Which Greek moths? That's my problem. Is it all of them including Saturnia pyri? I also imagine there's a little bit of variation between populations in terms of cocoon quality. But, I think you're right. My POD is 5,500 years ago, and in that time I should be able to justify the butterflies of an alternate Indo-European migration making their way out to Iberia with enough time to come up with a finer silk through selective breeding ("Say! This is a really nice cocoon! It's so soft! And look at those fibers. We're not boiling this one. Nope! This one gets to breed!").

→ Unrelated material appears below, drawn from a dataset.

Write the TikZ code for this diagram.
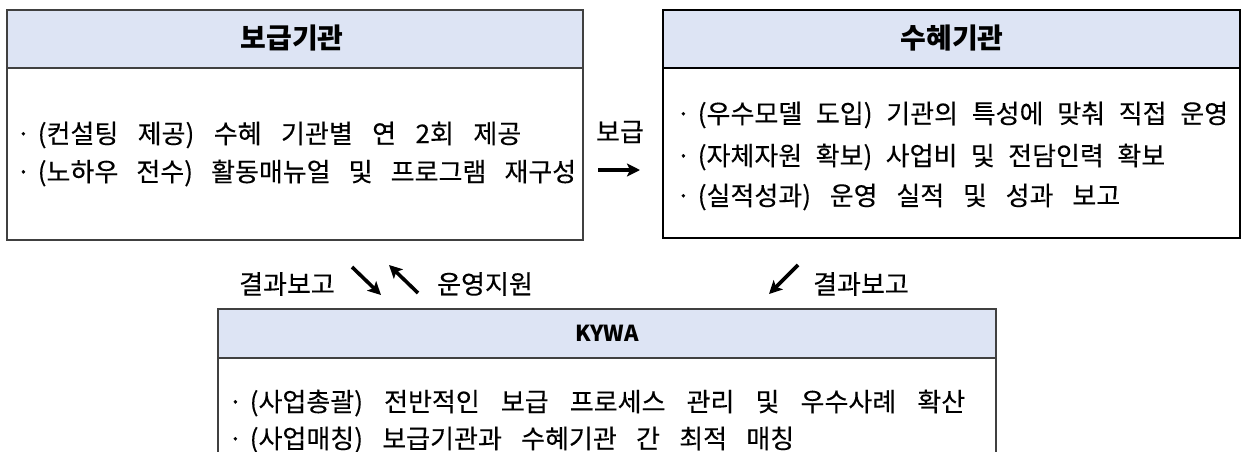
\documentclass[tikz,border=0pt]{standalone}
\usepackage{fontspec}
\usetikzlibrary{arrows.meta}
\setmainfont{Noto Sans CJK KR}
\newfontfamily\bodyfont[FakeBold=0.25]{Noto Sans CJK KR}
\definecolor{hdrfill}{HTML}{DDE4F4}
\definecolor{boxgray}{HTML}{404040}
\newcommand{\jline}[2]{\makebox[#1pt][s]{·\hspace{7pt}#2}}
\begin{document}
\begin{tikzpicture}[x=1pt,y=-1pt,
  body/.style={anchor=west,inner sep=0pt,font=\fontsize{26}{26}\selectfont\bodyfont},
  hdr/.style={inner sep=0pt,font=\fontsize{28}{28}\selectfont\bfseries},
  lbl/.style={inner sep=0pt,font=\fontsize{26}{26}\selectfont\bodyfont},
  glypharrow/.style={line width=3.6pt,-{Stealth[length=13pt,width=13pt,inset=3pt]}}]
\useasboundingbox (0,0) rectangle (1245,451);
% left box
\fill[hdrfill] (7,10) rectangle (583,68);
\draw[boxgray,line width=1.5pt] (7,68) -- (583,68);
\draw[boxgray,line width=1.6pt] (7,10) rectangle (583,240);
\node[hdr] (lh) at (292,38) {보급기관};
\node[body] (l1) at (16,135) {\jline{505}{(컨설팅 제공) 수혜 기관별 연 2회 제공}};
\node[body] (l2) at (16,173) {\jline{560}{(노하우 전수) 활동매뉴얼 및 프로그램 재구성}};
% right box
\fill[hdrfill] (663,10) rectangle (1240,68);
\draw[black,line width=1.2pt] (663,68) -- (1240,68);
\draw[black,line width=2.6pt] (663,10) rectangle (1240,238);
\node[hdr] (rh) at (952,38) {수혜기관};
\node[body] (r1) at (676,115) {\jline{552}{(우수모델 도입) 기관의 특성에 맞춰 직접 운영}};
\node[body] (r2) at (676,157) {\jline{489}{(자체자원 확보) 사업비 및 전담인력 확보}};
\node[body] (r3) at (676,197) {\jline{444}{(실적성과) 운영 실적 및 성과 보고}};
% middle label
\node[lbl] (bg) at (620,132) {보급};
\coordinate (ba0) at (598,170);
\coordinate (ba1) at (640,170);
\draw[glypharrow] (ba0) -- (ba1);
% bottom box
\fill[hdrfill] (218,309) rectangle (996,358);
\draw[boxgray,line width=1.2pt] (218,358) -- (996,358);
\draw[boxgray,line width=1.6pt] (218,455) -- (218,309) -- (996,309) -- (996,455);
\node[inner sep=0pt,font=\fontsize{22}{22}\selectfont\bfseries] (kh) at (607,333) {KYWA};
\node[body] (k1) at (228,403) {\jline{737}{(사업총괄) 전반적인 보급 프로세스 관리 및 우수사례 확산}};
\node[body] (k2) at (228,440) {\jline{566}{(사업매칭) 보급기관과 수혜기관 간 최적 매칭}};
% labels row
\node[lbl] (t1) at (287,284) {결과보고};
\coordinate (d1a) at (352,267);
\coordinate (d1b) at (381,295);
\draw[glypharrow] (d1a) -- (d1b);
\coordinate (d2a) at (418,293);
\coordinate (d2b) at (389,265);
\draw[glypharrow] (d2a) -- (d2b);
\node[lbl] (t2) at (485,284) {운영지원};
\coordinate (d3a) at (798,265);
\coordinate (d3b) at (769,294);
\draw[glypharrow] (d3a) -- (d3b);
\node[lbl] (t3) at (861,284) {결과보고};
\end{tikzpicture}
\end{document}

Actually, at this POD, you probably wouldn't need to change much. Large moths were common all across Europe and Noth Africa. Also, breeding for a silk production bug boi would be surprisingly easy, bees had already enjoyed a lot of breeding experiments by this point, and that was for far more nebulous qualities, such as behaviour and selectiveness in nectar collection, but they went extraordinarily well, considering the limited amount of scientific knowledge available to breeders.
 
Was thinking about this topic the other day, but could Antheraea polyphemus, the Polyphemus moth, be a possibility for an alternate silk producing insect? In part, it feeds on oak trees (Quercus), which were an important source of food (acorns) by the American Indians of California and southern Oregon. The same genus Antheraea contains several species which are used to produce tussar silk in India, China, and Japan. Considering the ancient date of sericulture in China and the importance of Quercus species to the American Indians of these places, I wonder how domesticated we could get this moth to be? Although it's often stated that California/PNW Indians were not agricultural peoples, they did cultivate a species of tobacco as far north as Alaska, so there's certainly some concepts already there, as well as the pre-existing concepts of managing oak trees. It could just be a natural outgrowth of the silviculture being practiced in indigenous California. Wild silk wasn't unknown in the Americas, since in Mesoamerica some silk moths were used to make fabrics.

Outside explorers of California from the Spanish onwards would easily recognise this as a sort of silk, which would give an interesting dynamic to colonisation of the area. It could even be beneficial for the local Indians, since no point in killing/ethnically cleansing them if they have the secret as to how to farm these trees for the local silk.